Production Lifecycle Actions

Production lifecycles doesn’t need the project working copy so feel free to change the directory to another location before executing the commands.

  1. List the local registry confirming the project has been published its first lineage:

    $ forml list
    forml-example-titanic
    $ forml list forml-example-titanic
    0.1.dev0
    $ forml list forml-example-titanic 0.1.dev0
    

    The output shows the project artifact is available in the registry as a lineage 0.1.dev0 not having any generation yet (the last command not producing any output).

  2. Train the project to create the first generation of its models and list the registry to confirm it got persisted:

    $ forml train forml-example-titanic
    $ forml list forml-example-titanic 0.1.dev0
    1
    

    Now we have our first generation of the titanic models available in the registry.

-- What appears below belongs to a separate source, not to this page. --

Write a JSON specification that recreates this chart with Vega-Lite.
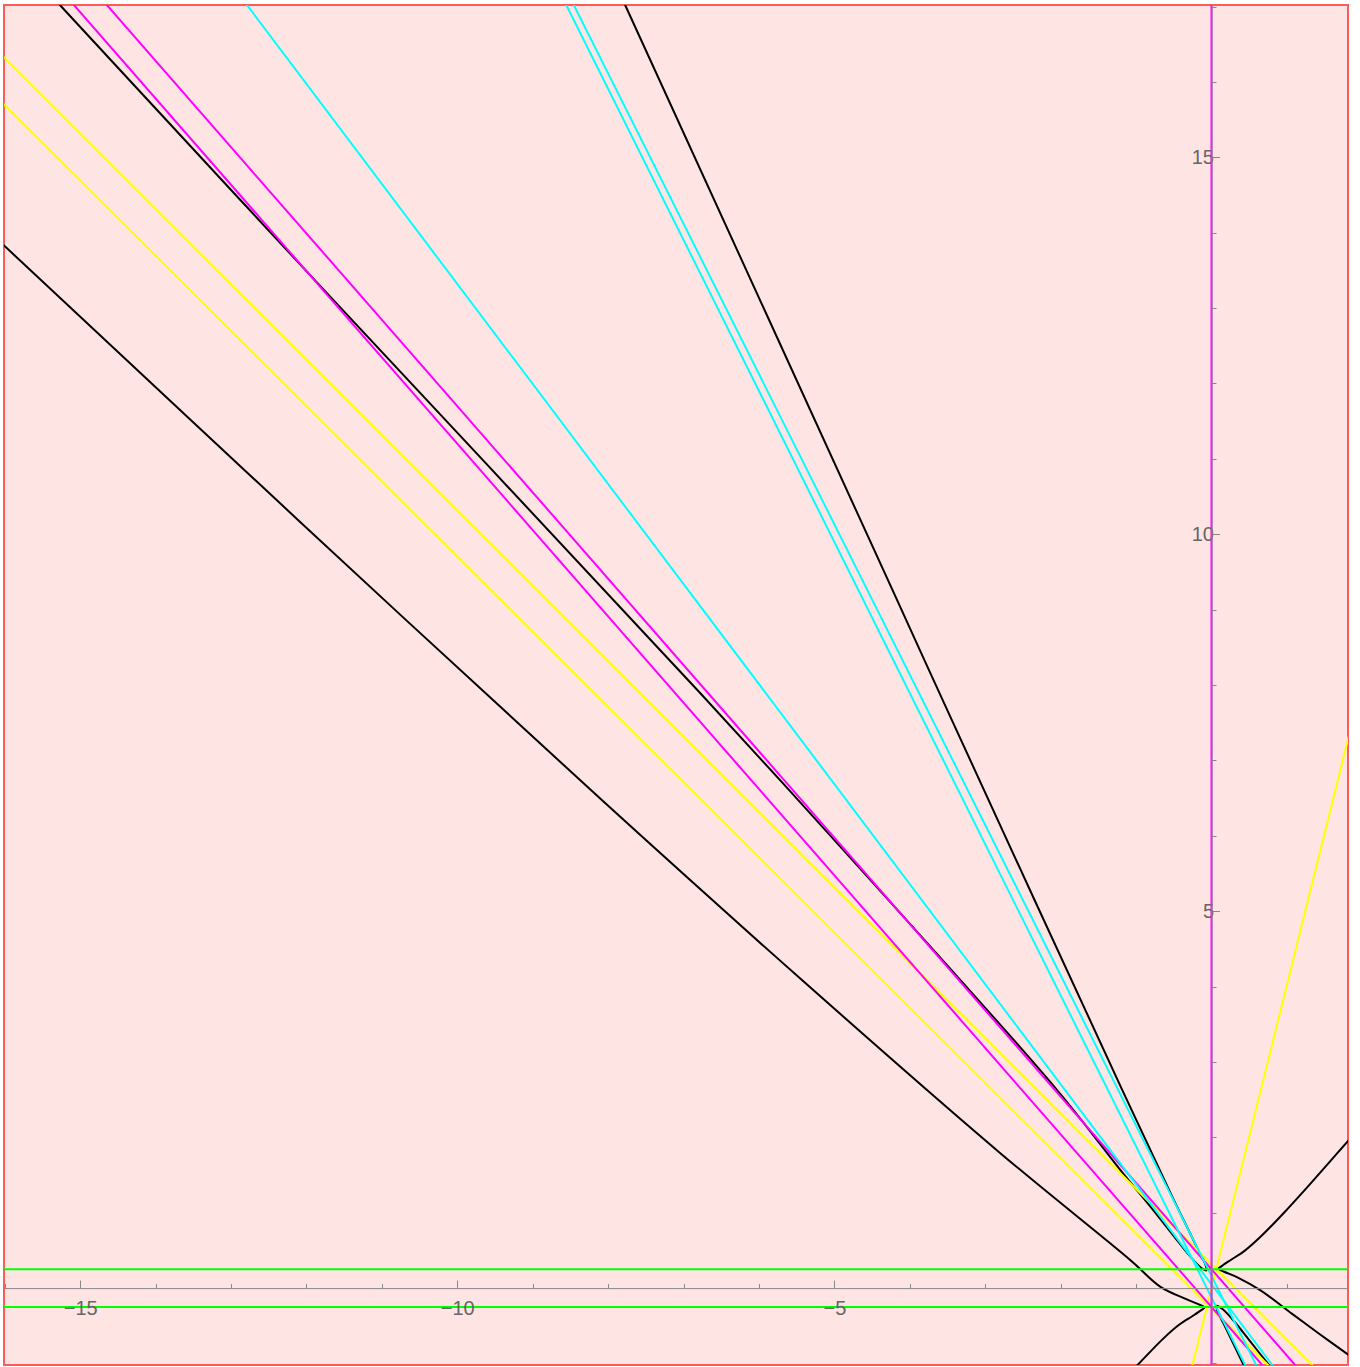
{
  "$schema": "https://vega.github.io/schema/vega-lite/v6.json",
  "width": 1344,
  "height": 1360,
  "autosize": {"type": "none"},
  "padding": {"left": 4, "top": 5, "right": 12, "bottom": 2},
  "background": "white",
  "view": {"fill": "#ffe4e4", "stroke": "#ff5a5a", "strokeWidth": 2},
  "data": {
    "values": [
      {"s": "H1L", "g": "k", "i": 1, "x": -16.3, "y": 14.1},
      {"s": "H1L", "g": "k", "i": 2, "x": -16.01, "y": 13.83},
      {"s": "H1L", "g": "k", "i": 3, "x": -12.08, "y": 10.16},
      {"s": "H1L", "g": "k", "i": 4, "x": -8.08, "y": 6.47},
      {"s": "H1L", "g": "k", "i": 5, "x": -5.4, "y": 4.06},
      {"s": "H1L", "g": "k", "i": 6, "x": -2.8, "y": 1.79},
      {"s": "H1L", "g": "k", "i": 7, "x": -1.074, "y": 0.37},
      {"s": "H1L", "g": "k", "i": 8, "x": -0.676, "y": 0.017},
      {"s": "H1L", "g": "k", "i": 9, "x": -0.35, "y": -0.14},
      {"s": "H1L", "g": "k", "i": 10, "x": -0.16, "y": -0.22},
      {"s": "H1L", "g": "k", "i": 11, "x": -0.09, "y": -0.255},
      {"s": "H1L", "g": "k", "i": 12, "x": -0.14, "y": -0.295},
      {"s": "H1L", "g": "k", "i": 13, "x": -0.25, "y": -0.37},
      {"s": "H1L", "g": "k", "i": 14, "x": -0.434, "y": -0.49},
      {"s": "H1L", "g": "k", "i": 15, "x": -0.65, "y": -0.68},
      {"s": "H1L", "g": "k", "i": 16, "x": -0.98, "y": -1.02},
      {"s": "H1L", "g": "k", "i": 17, "x": -1.1, "y": -1.14},

      {"s": "H1R", "g": "k", "i": 1, "x": 1.95, "y": -0.98},
      {"s": "H1R", "g": "k", "i": 2, "x": 1.82, "y": -0.889},
      {"s": "H1R", "g": "k", "i": 3, "x": 1.4, "y": -0.585},
      {"s": "H1R", "g": "k", "i": 4, "x": 1.074, "y": -0.345},
      {"s": "H1R", "g": "k", "i": 5, "x": 0.65, "y": -0.03},
      {"s": "H1R", "g": "k", "i": 6, "x": 0.35, "y": 0.14},
      {"s": "H1R", "g": "k", "i": 7, "x": 0.16, "y": 0.22},
      {"s": "H1R", "g": "k", "i": 8, "x": 0.09, "y": 0.255},
      {"s": "H1R", "g": "k", "i": 9, "x": 0.14, "y": 0.295},
      {"s": "H1R", "g": "k", "i": 10, "x": 0.25, "y": 0.37},
      {"s": "H1R", "g": "k", "i": 11, "x": 0.434, "y": 0.49},
      {"s": "H1R", "g": "k", "i": 12, "x": 0.65, "y": 0.68},
      {"s": "H1R", "g": "k", "i": 13, "x": 0.98, "y": 1.02},
      {"s": "H1R", "g": "k", "i": 14, "x": 1.357, "y": 1.436},
      {"s": "H1R", "g": "k", "i": 15, "x": 1.82, "y": 1.963},
      {"s": "H1R", "g": "k", "i": 16, "x": 1.95, "y": 2.11},

      {"s": "H2U", "g": "k", "i": 1, "x": -15.5, "y": 17.27},
      {"s": "H2U", "g": "k", "i": 2, "x": -15.26, "y": 17.01},
      {"s": "H2U", "g": "k", "i": 3, "x": -11.88, "y": 13.36},
      {"s": "H2U", "g": "k", "i": 4, "x": -6.777, "y": 7.89},
      {"s": "H2U", "g": "k", "i": 5, "x": -4.88, "y": 5.81},
      {"s": "H2U", "g": "k", "i": 6, "x": -2.05, "y": 2.63},
      {"s": "H2U", "g": "k", "i": 7, "x": -1.207, "y": 1.565},
      {"s": "H2U", "g": "k", "i": 8, "x": -0.81, "y": 1.08},
      {"s": "H2U", "g": "k", "i": 9, "x": -0.5, "y": 0.69},
      {"s": "H2U", "g": "k", "i": 10, "x": -0.3, "y": 0.44},
      {"s": "H2U", "g": "k", "i": 11, "x": -0.15, "y": 0.28},
      {"s": "H2U", "g": "k", "i": 12, "x": -0.07, "y": 0.235},
      {"s": "H2U", "g": "k", "i": 13, "x": -0.08, "y": 0.31},
      {"s": "H2U", "g": "k", "i": 14, "x": -0.16, "y": 0.47},
      {"s": "H2U", "g": "k", "i": 15, "x": -0.3, "y": 0.76},
      {"s": "H2U", "g": "k", "i": 16, "x": -0.5, "y": 1.17},
      {"s": "H2U", "g": "k", "i": 17, "x": -1.184, "y": 2.63},
      {"s": "H2U", "g": "k", "i": 18, "x": -3.462, "y": 7.577},
      {"s": "H2U", "g": "k", "i": 19, "x": -4.168, "y": 9.125},
      {"s": "H2U", "g": "k", "i": 20, "x": -7.77, "y": 17.01},
      {"s": "H2U", "g": "k", "i": 21, "x": -7.85, "y": 17.185},

      {"s": "H2D", "g": "k", "i": 1, "x": 0.9, "y": -1.19},
      {"s": "H2D", "g": "k", "i": 2, "x": 0.81, "y": -1.08},
      {"s": "H2D", "g": "k", "i": 3, "x": 0.5, "y": -0.69},
      {"s": "H2D", "g": "k", "i": 4, "x": 0.3, "y": -0.44},
      {"s": "H2D", "g": "k", "i": 5, "x": 0.15, "y": -0.28},
      {"s": "H2D", "g": "k", "i": 6, "x": 0.07, "y": -0.235},
      {"s": "H2D", "g": "k", "i": 7, "x": 0.08, "y": -0.31},
      {"s": "H2D", "g": "k", "i": 8, "x": 0.16, "y": -0.47},
      {"s": "H2D", "g": "k", "i": 9, "x": 0.3, "y": -0.76},
      {"s": "H2D", "g": "k", "i": 10, "x": 0.5, "y": -1.17},

      {"s": "Y1", "g": "y", "i": 1, "x": -16.2, "y": 16.515},
      {"s": "Y1", "g": "y", "i": 2, "x": 1.5, "y": -1.185},
      {"s": "Y2", "g": "y", "i": 1, "x": -16.2, "y": 15.89},
      {"s": "Y2", "g": "y", "i": 2, "x": 0.95, "y": -1.22},
      {"s": "Y3", "g": "y", "i": 1, "x": -0.3, "y": -1.213},
      {"s": "Y3", "g": "y", "i": 2, "x": 1.9, "y": 7.642},

      {"s": "M1", "g": "m", "i": 1, "x": -15.2, "y": 17.154},
      {"s": "M1", "g": "m", "i": 2, "x": 0.8, "y": -1.166},
      {"s": "M2", "g": "m", "i": 1, "x": -14.8, "y": 17.196},
      {"s": "M2", "g": "m", "i": 2, "x": 1.2, "y": -1.124},

      {"s": "C1", "g": "c", "i": 1, "x": -12.92, "y": 17.195},
      {"s": "C1", "g": "c", "i": 2, "x": 0.9, "y": -1.144},
      {"s": "C2", "g": "c", "i": 1, "x": -8.65, "y": 17.21},
      {"s": "C2", "g": "c", "i": 2, "x": 0.5, "y": -1.126},
      {"s": "C3", "g": "c", "i": 1, "x": -8.55, "y": 17.209},
      {"s": "C3", "g": "c", "i": 2, "x": 0.65, "y": -1.135},

      {"s": "G1", "g": "g", "i": 1, "x": -16.3, "y": 0.25},
      {"s": "G1", "g": "g", "i": 2, "x": 2.0, "y": 0.25},
      {"s": "G2", "g": "g", "i": 1, "x": -16.3, "y": -0.25},
      {"s": "G2", "g": "g", "i": 2, "x": 2.0, "y": -0.25},

      {"s": "M3", "g": "m", "i": 1, "x": 0, "y": -1.3},
      {"s": "M3", "g": "m", "i": 2, "x": 0, "y": 17.3}
    ]
  },
  "mark": {"type": "line", "clip": true, "strokeWidth": 2, "interpolate": "catmull-rom"},
  "encoding": {
    "x": {
      "field": "x",
      "type": "quantitative",
      "scale": {"domain": [-16.01, 1.81], "nice": false, "zero": false},
      "axis": {
        "orient": "bottom",
        "offset": -76.9,
        "title": null,
        "grid": false,
        "values": [-16, -15, -14, -13, -12, -11, -10, -9, -8, -7, -6, -5, -4, -3, -2, -1, 1],
        "labelExpr": "datum.value % 5 === 0 ? datum.label : ''",
        "tickSize": {"condition": {"test": "datum.value % 5 === 0", "value": -8}, "value": -4.5},
        "tickColor": "#888888",
        "domainColor": "#888888",
        "labelColor": "#666666",
        "labelFont": "Liberation Sans",
        "labelFontSize": 20,
        "labelPadding": 18,
        "labelFlush": false,
        "labelOverlap": false,
        "zindex": 1
      }
    },
    "y": {
      "field": "y",
      "type": "quantitative",
      "scale": {"domain": [-1.02, 17.02], "nice": false, "zero": false},
      "axis": {
        "orient": "left",
        "offset": -1207.5,
        "title": null,
        "grid": false,
        "values": [-1, 1, 2, 3, 4, 5, 6, 7, 8, 9, 10, 11, 12, 13, 14, 15, 16, 17],
        "labelExpr": "datum.value % 5 === 0 ? datum.label : ''",
        "tickSize": {"condition": {"test": "datum.value % 5 === 0", "value": -8}, "value": -4.5},
        "tickColor": "#888888",
        "domainColor": "#888888",
        "labelColor": "#666666",
        "labelFont": "Liberation Sans",
        "labelFontSize": 20,
        "labelPadding": 6,
        "labelFlush": false,
        "labelOverlap": false,
        "zindex": 1
      }
    },
    "detail": {"field": "s", "type": "nominal"},
    "order": {"field": "i", "type": "quantitative"},
    "color": {
      "field": "g",
      "type": "nominal",
      "scale": {"domain": ["k", "y", "m", "c", "g"], "range": ["#000000", "#ffff00", "#ff00ff", "#00ffff", "#00ff00"]},
      "legend": null
    }
  }
}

  3. Apply the trained generation of the project to get the predictions:

    $ forml apply forml-example-titanic
    [[0.59180614 0.40819386]
    [0.60498469 0.39501531]
    ...
    [0.61020908 0.38979092]
    [0.64064548 0.35935452]]
    
  4. Run the apply mode alternatively on the graphviz runner to explore its task graph:

    $ forml -R visual apply forml-example-titanic
    
_images/titanic-apply.png

Working with Jupyter Notebooks

See the tutorial notebook stored in the demo project under examples/tutorial/titanic/notebooks/tutorial.ipynb for a step-by-step examples of working with ForML project in Jupyter.

Further details on the interactive style of work with ForML in general can be found in the Interactive Mode sections.